P.B : La situation est en train d’évoluer. Aujourd’hui, on a beaucoup de femmes dans le corps ecclésiastique. De plus on trouve depuis 2016, trois femmes ecclésiastiques qui occupent les postes de coordonnatrices, chose qui était encore impossible il y a peu. Malheureusement à ce jour, il y a une petite régression car après le synode, nous sommes passés de trois à une coordonnatrice qui est responsable du consistoire de Pointe-Noire1. Heureusement que dans d’autres départements, les femmes sont présentes. C’est le cas au niveau du département synodal de l’évangélisation chrétienne, au département synodal dit Femme et famille et plusieurs autres interviennent à la faculté théologique de Mantimou au titre d’enseignantes et sont également membres du rectorat. Ce sont des acquis qui demeurent à mon sens, et là je parle en tant que laïque, insignifiants par rapport au poids que la femme représente dans l’EEC, car lorsque nous faisons des recensements, en termes de fidèles et de membres actifs, les femmes sont beaucoup plus nombreuses, beaucoup plus représentatives que les hommes en tant que membre de l’Eglise.
LDBC : Les nombreux efforts consentis pour responsabiliser les femmes au sein de l’EEC demeurent insignifiants comme vous l’avez souligné plus haut. Comment aujourd’hui comptez-vous améliorer cela ?
P.B : Je pense que l’Eglise va procéder à des sensibilisations, pour qu’au sein de l’EEC la femme soit considérée au même titre que l’homme.

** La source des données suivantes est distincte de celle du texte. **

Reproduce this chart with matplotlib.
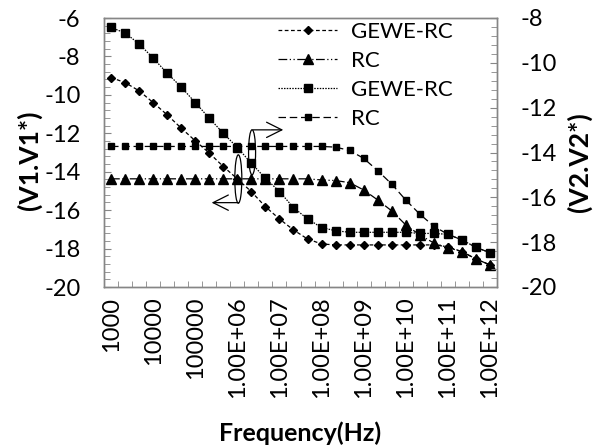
import matplotlib
matplotlib.use('Agg')
import matplotlib.pyplot as plt
from matplotlib.patches import Ellipse
from matplotlib.ticker import MultipleLocator
import numpy as np

plt.rcParams['font.family'] = ['Lato', 'DejaVu Sans']
plt.rcParams['axes.unicode_minus'] = False

# frequency categories (3 per decade), only every 3rd one gets a label
freq_cats = ['1000', '2154', '4642', '10000', '21544', '46416', '100000', '215443', '464159',
             '1.00E+06', '2.15E+06', '4.64E+06', '1.00E+07', '2.15E+07', '4.64E+07',
             '1.00E+08', '2.15E+08', '4.64E+08', '1.00E+09', '2.15E+09', '4.64E+09',
             '1.00E+10', '2.15E+10', '4.64E+10', '1.00E+11', '2.15E+11', '4.64E+11', '1.00E+12']

# left axis (V1.V1*)
gewe_v1 = [-9.10, -9.36, -9.79, -10.40, -11.04, -11.73, -12.39, -13.03, -13.73, -14.37,
           -15.04, -15.82, -16.46, -17.03, -17.50, -17.76, -17.81, -17.81, -17.81, -17.81,
           -17.81, -17.81, -17.81, -17.81, -17.90, -18.16, -18.54, -18.85]
rc_v1 = [-14.37, -14.37, -14.37, -14.37, -14.37, -14.37, -14.37, -14.37, -14.37, -14.37,
         -14.37, -14.37, -14.37, -14.37, -14.37, -14.43, -14.46, -14.57, -14.95, -15.47,
         -16.04, -16.77, -17.29, -17.71, -17.95, -18.16, -18.54, -18.85]

# right axis (V2.V2*)
gewe_v2 = [-8.42, -8.67, -9.15, -9.79, -10.46, -11.08, -11.77, -12.47, -13.14, -13.78,
           -14.48, -15.15, -15.74, -16.46, -16.96, -17.35, -17.49, -17.56, -17.56, -17.56,
           -17.56, -17.56, -17.61, -17.61, -17.65, -17.90, -18.23, -18.47]
rc_v2 = [-13.73, -13.73, -13.73, -13.73, -13.73, -13.73, -13.73, -13.73, -13.73, -13.73,
         -13.73, -13.73, -13.73, -13.73, -13.73, -13.73, -13.76, -13.91, -14.26, -14.81,
         -15.41, -16.12, -16.75, -17.29, -17.65, -17.90, -18.23, -18.47]

grey = '#868686'
fs = 17

fig = plt.figure(figsize=(5.93, 4.46), dpi=100)
ax = fig.add_axes([104 / 593, 1 - 287 / 446, (497 - 104) / 593, (287 - 18) / 446])
ax2 = ax.twinx()

x = np.arange(len(freq_cats))

l1, = ax.plot(x, gewe_v1, color='black', lw=0.9, dashes=(3, 2), marker='D', ms=4.5,
              label='GEWE-RC')
l2, = ax.plot(x, rc_v1, color='black', lw=0.9, dashes=(7, 2, 1, 2, 1, 2), marker='^', ms=6.5,
              label='RC')
l3, = ax2.plot(x, gewe_v2, color='black', lw=0.9, dashes=(1.2, 1), marker='s', ms=6,
               label='GEWE-RC')
l4, = ax2.plot(x, rc_v2, color='black', lw=0.9, dashes=(6, 3), marker='s', ms=3.8,
               label='RC')

ax.set_xlim(-0.5, len(freq_cats) - 0.5)
ax.set_ylim(-20, -6)
ax2.set_ylim(-20, -8)

ax.set_xticks(x[::3])
ax.set_xticklabels(freq_cats[::3], rotation=90, fontsize=fs)
ax.set_xticks(np.arange(-0.5, len(freq_cats), 1), minor=True)
ax.tick_params(axis='x', which='major', length=0, pad=7)
ax.tick_params(axis='x', which='minor', direction='in', length=4, color=grey)

for a in (ax, ax2):
    a.yaxis.set_major_locator(MultipleLocator(2))
    a.yaxis.set_minor_locator(MultipleLocator(0.4))
    a.tick_params(axis='y', which='major', direction='in', length=5, color=grey,
                  labelsize=fs, pad=17)
    a.tick_params(axis='y', which='minor', direction='in', length=4, color=grey)
    for s in a.spines.values():
        s.set_color(grey)
        s.set_linewidth(1)

# ellipses with arrows pointing to the axis each pair belongs to
ax.add_patch(Ellipse((9.07, -14.38), 0.5, 2.52, fill=False, lw=0.9, color='black'))
ax.annotate('', xy=(7.17, -15.61), xytext=(9.07, -15.61),
            arrowprops=dict(arrowstyle='->,head_length=1.1,head_width=0.55', lw=0.9,
                            color='black', shrinkA=0, shrinkB=0))
ax2.add_patch(Ellipse((10.05, -13.99), 0.5, 2.01, fill=False, lw=0.9, color='black'))
ax2.annotate('', xy=(12.27, -12.99), xytext=(10.13, -12.99),
             arrowprops=dict(arrowstyle='->,head_length=1.1,head_width=0.55', lw=0.9,
                             color='black', shrinkA=0, shrinkB=0))

ax2.legend(handles=[l1, l2, l3, l4], loc='upper right', bbox_to_anchor=(0.892, 0.993),
           frameon=False, fontsize=16, handlelength=2.65, handletextpad=0.6,
           labelspacing=0.4, borderaxespad=0, borderpad=0.1, numpoints=1)

fig.text(29 / 593, 1 - 160 / 446, '(V1.V1*)', rotation=90, ha='center', va='center',
         fontsize=19, fontweight='bold')
fig.text(579 / 593, 1 - 162 / 446, '(V2.V2*)', rotation=90, ha='center', va='center',
         fontsize=19, fontweight='bold')
fig.text(300 / 593, 1 - 433 / 446, 'Frequency(Hz)', ha='center', va='center',
         fontsize=18, fontweight='bold')

fig.savefig('out.png', dpi=100)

Et donc le travail de sensibilisation est plus qu’urgent et au niveau de l’Eglise on n’aime parfois parler d’une nouvelle articulation de l’évangélisation qui va consister à revaloriser le ministère de la femme, cela montre que l’Eglise s’inscrit dans une nouvelle dynamique où la femme aura une place de choix au sein de l’EEC.